Be sure to sort of slap the concrete down, this will ensure that you pick up the texture of the leaves and gets rid of voids on the surface of them.

If you want to make the top surface flat (creating a flat bottom to rest on) this is the time to do that.

Since my form was sitting in the sun all day, I covered it loosely with a piece of damp burlap.

Step 5: The Next Day...

When I looked under the burlap the next morning I found a thin crack running along one edge of the surface. I mixed up a little concrete (a bit wetter than before) and patched over the crack, smoothing out the surface. I recovered it with the burlap and left it to dry for another day.

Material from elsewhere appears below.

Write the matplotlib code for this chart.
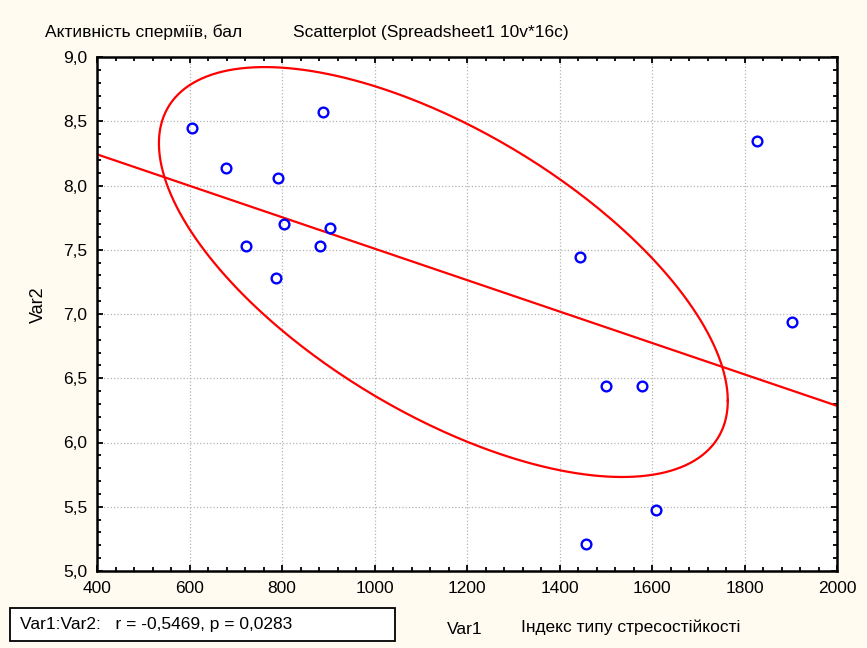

On the following morning, all seemed hard and without cracks. I lifted the birdbath off the lid and set it back down. Some of the leaves were easy to pull off, the rest I left to dry up on their own. I also snapped off some of the poky bits of concrete along the edge. It still has a rough edge, but I like it that way.

I left it out to further cure another day.

Step 6: The Next, Next Day...

Pulling the leaves out of the cement is a strangely satisfying thing...

If you leave the leaves in the concrete they will eventually disintegrate. Best to let the stubborn bits dry up so you can get them out before filling with water. Rhubarb leaves contain oxalic acid that is harmful to all of us if ingested.

I put the birdbath up on the old oak stump and returned all the rocks and things that I like to have around the birdbath to their spots and filled it with water. Since my birdbath is convex on the bottom I did put a couple of rocks under it to keep it level and so it wouldn't rock.

It holds a nice amount of water, the fountain works and I think it looks great.

I always put a bit of copper wire in the water, it helps to keep the algae at bay.